Cook: The 27% and the Casey barge

photo David Cook

Allen Casey's barge needs to stay right where it is.

Or better yet, move it across the river. Just down from Hennen's, right in front of the pier. Anchor that ugly, dumpy barge in the center of our postcard perfect waterfront.

Make it a black swan we can't avoid. Turn it into a symbol. If The Passage reflects Cherokee culture, then let the barge become a monument to the Other Chattanooga, the one with all the broken things we wish we could ignore, the one that this week was publicized all across America.

"In Chattanooga, the prevalence of low-wage jobs has contributed to the high poverty rate: 27 percent of the city's residents live below the poverty line, compared with 15 percent nationwide," wrote Steven Greenhouse in The New York Times.

Earlier this week, one of the nation's biggest newspapers published a 2,000-word report on Chattanooga. Not our Gig. No mention of all our Best City Awards. No quotes from the Chamber.

Greenhouse wrote about our suffering poor.

"Women head about two-thirds of the city's poor households, and 42 percent of its children are poor, nearly double the rate statewide," he reported.

He profiled:

• The mother who lost her job at Memorial, and moved her kids from their suburban home to a $400-a-month neighborhood, where she put bars on her windows. She's got a son who hopes to go to college and a $320 February utility bill.

• A millennial with a social work degree who can't find work other than as a prep cook at Tupelo Honey, making $9.50 an hour and working 20 hours a week.

• Another millennial who was a promising student headed for college until her niece got leukemia. Now, she makes $8.50 an hour at a downtown parking garage helping pay the bills.

• The 34-year-old father of two who makes $9 an hour as an assistant manager at Domino's. He'd been in school, working on his degree, when his marriage collapsed. He moved back in with his parents, and now must make the Sophie's Choice-type decisions that are the daily bread for poor folks.

"I put my kids in karate about a year ago," he told Greenhouse. "They loved it, but I got to the point where it was a choice between paying for a cellphone or karate, and as a manager, I need a cellphone for people to keep in touch with me."

Twenty-seven percent live below the poverty line ... Women head about two-thirds of the city's poor households ... 42 percent of its children are poor ...

What happens when nearly one-third of us lives in poverty? At what point does the soul of our city begin to fold inward? Has it already?

Greenhouse's report discussed the collapse of our industrial jobs, a point made more relevant with the recent death of industrial giant Gordon Street, whose foundry employed so many. Now, middle class jobs have been replaced by $8.50-an-hour labor.

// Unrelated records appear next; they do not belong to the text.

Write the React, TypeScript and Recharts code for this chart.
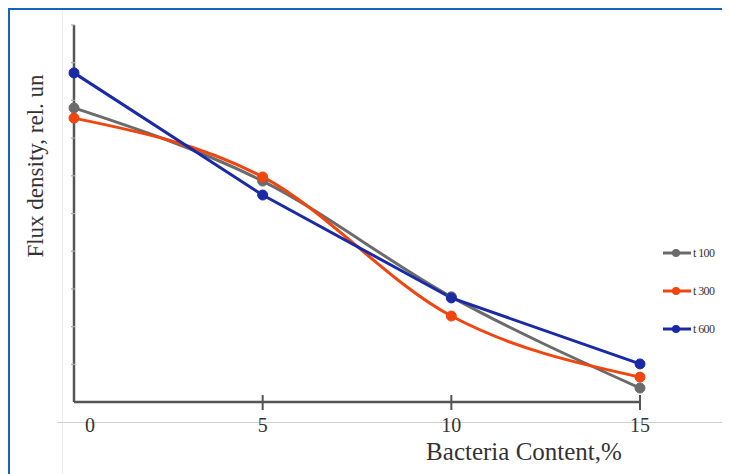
import { LineChart, Line, XAxis, YAxis } from 'recharts'

const contents = [0, 5, 10, 15]
const t100 = [7.8, 5.86, 2.79, 0.37]
const t300 = [7.53, 5.97, 2.28, 0.66]
const t600 = [8.73, 5.49, 2.76, 1.01]
const yTicks = [0, 1, 2, 3, 4, 5, 6, 7, 8, 9, 10]

const SERIES = [
  { key: 't100', name: 't 100', color: '#6b6b6b', type: 'monotone' as const },
  { key: 't300', name: 't 300', color: '#f0450f', type: 'monotone' as const },
  { key: 't600', name: 't 600', color: '#1a2aa6', type: 'linear' as const },
]

const data = contents.map((c, i) => ({ c, t100: t100[i], t300: t300[i], t600: t600[i] }))

const FONT = '"Liberation Serif", "DejaVu Serif", serif'

// tickSize/tickMargin are 0, so y here is the axis line itself
function XTick({ x, y, payload }: any) {
  return (
    <g>
      {payload.value !== 0 && (
        <line x1={x} x2={x} y1={y - 7} y2={y + 8} stroke="#555" strokeWidth={2} />
      )}
      <text
        x={payload.value === 0 ? x + 16 : x}
        y={y + 30}
        textAnchor="middle"
        fontSize={20}
        fill="#333"
        fontFamily={FONT}
      >
        {payload.value}
      </text>
    </g>
  )
}

function YTick({ x, y, payload }: any) {
  if (payload.value === 0) return <g />
  return <line x1={x + 5} x2={x + 9} y1={y} y2={y} stroke="#aaa" strokeWidth={1.2} />
}

export default function App() {
  return (
    <div style={{ position: 'relative', width: 722, height: 466, background: '#fff' }}>
      <div style={{ position: 'absolute', left: 0, top: 0, width: 722, height: 2, background: '#1565c0' }} />
      <div style={{ position: 'absolute', left: 0, top: 0, width: 2, height: 466, background: '#1565c0' }} />
      <div style={{ position: 'absolute', left: 54, top: 2, width: 1, height: 464, background: '#ececec' }} />
      <div style={{ position: 'absolute', left: 49, top: 414, width: 673, height: 1, background: '#cfcfcf' }} />
      <div style={{ position: 'absolute', left: 719, top: 2, width: 1, height: 464, background: '#f0f0f0' }} />

      <LineChart width={722} height={466} data={data} margin={{ top: 17, right: 90, bottom: 42, left: 56 }}>
        <XAxis
          dataKey="c"
          type="number"
          domain={[0, 15]}
          ticks={contents}
          axisLine={{ stroke: '#555', strokeWidth: 2.5 }}
          tickLine={false}
          tickSize={0}
          tickMargin={0}
          tick={<XTick />}
          height={30}
        />
        <YAxis
          type="number"
          domain={[0, 10]}
          ticks={yTicks}
          width={10}
          axisLine={{ stroke: '#555', strokeWidth: 2.5 }}
          tickLine={false}
          tick={<YTick />}
        />
        {SERIES.map(s => (
          <Line
            key={s.key}
            dataKey={s.key}
            name={s.name}
            type={s.type}
            stroke={s.color}
            strokeWidth={3}
            dot={{ r: 5, fill: s.color, stroke: s.color, strokeWidth: 1 }}
            isAnimationActive={false}
          />
        ))}
      </LineChart>

      <div style={{ position: 'absolute', left: 654, top: 226, fontFamily: FONT }}>
        {SERIES.map(s => (
          <div key={s.key} style={{ display: 'flex', alignItems: 'center', height: 38 }}>
            <svg width={30} height={12}>
              <line x1={1} x2={29} y1={6} y2={6} stroke={s.color} strokeWidth={3} />
              <circle cx={14} cy={6} r={4} fill={s.color} />
            </svg>
            <span style={{ fontSize: 12, color: '#333', marginLeft: 1, letterSpacing: -0.6 }}>{s.name}</span>
          </div>
        ))}
      </div>

      <svg width={722} height={466} style={{ position: 'absolute', left: 0, top: 0, pointerEvents: 'none' }}>
        <text
          x={35}
          y={158}
          transform="rotate(-90, 35, 158)"
          textAnchor="middle"
          fontSize={23}
          fill="#333"
          fontFamily={FONT}
        >
          Flux density, rel. un
        </text>
        <text x={516} y={452} textAnchor="middle" fontSize={25} fill="#333" fontFamily={FONT}>
          Bacteria Content,%
        </text>
      </svg>
    </div>
  )
}
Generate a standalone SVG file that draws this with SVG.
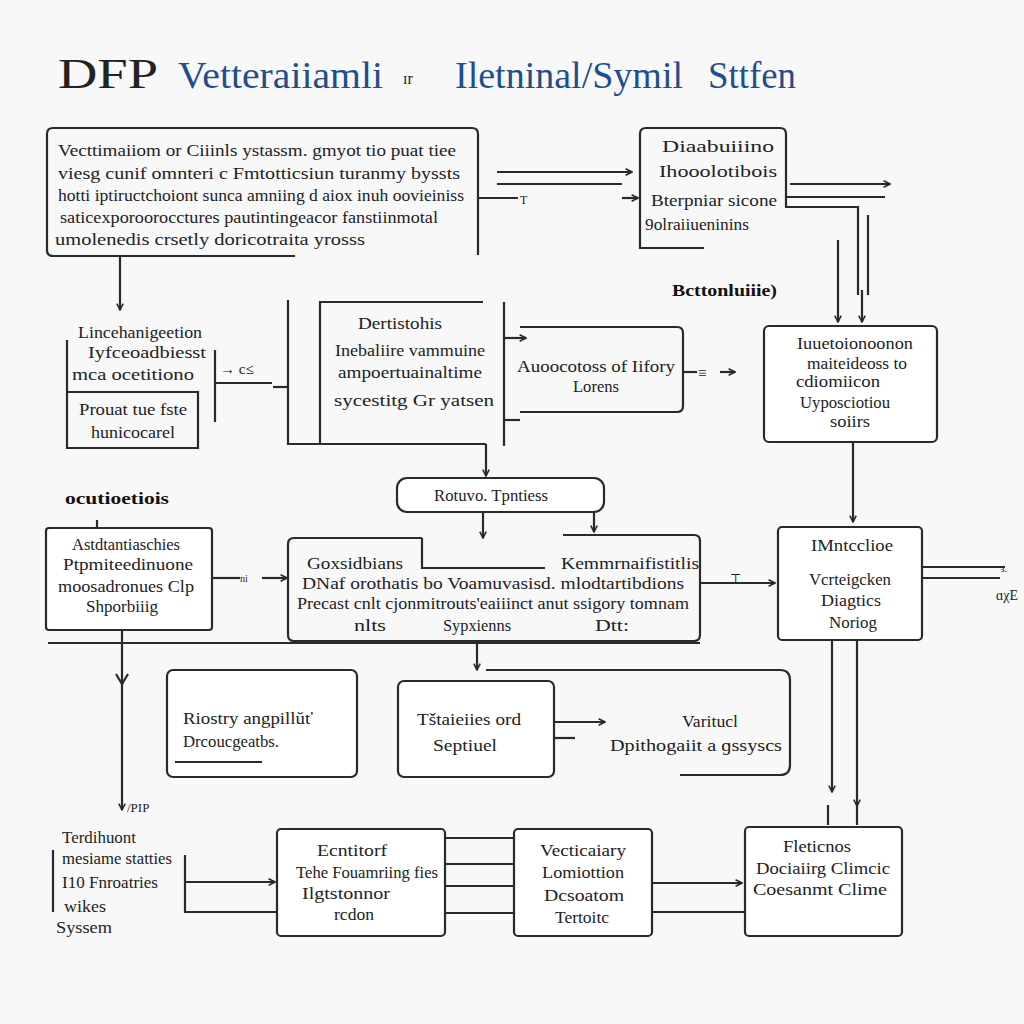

"Thousands of service-sector jobs: at the aquarium and IMAX theater, built to lure tourists and at hotels, nursing homes, big-box stores, brew pubs, fast-food restaurants, beauty salons and hospitals," Greenhouse writes.

Is that what we've done? In our great revitalization and rebirth as a destination city, have we also cursed ourselves into a future of tourism jobs only? We closed Kirkman, and opened a carousel. Why does it seem easier for us to build a new rock climbing wall downtown than open a homeless shelter?

Twenty seven percent live below the poverty line ... Women head about two-thirds of the city's poor households ... 42 percent of its children are poor ...

"We have passed over a whole population of people," said Rebecca Whelchel, executive director of Metropolitan Ministries.

MetMin calls itself our city's financial emergency room: paying bills, helping with rent, prescriptions, bus fare. Folks line up hours before sunrise in order get through the doors and find help with their long list of needs.

Greenhouse focused much of his report on the work of MetMin; now, Whelchel's getting calls from Huffington Post. Soon, the Other Chattanooga will even be more well known across America.

That's part of the way we fix this: to make it visible, to tell their stories, to not forget.

"But we don't see it. And if you don't see it, you can't be mortified," she said.

So don't move the barge. Let it sink slowly, right in front of us, a public reminder that the same thing is happening to nearly one-third of Chattanooga.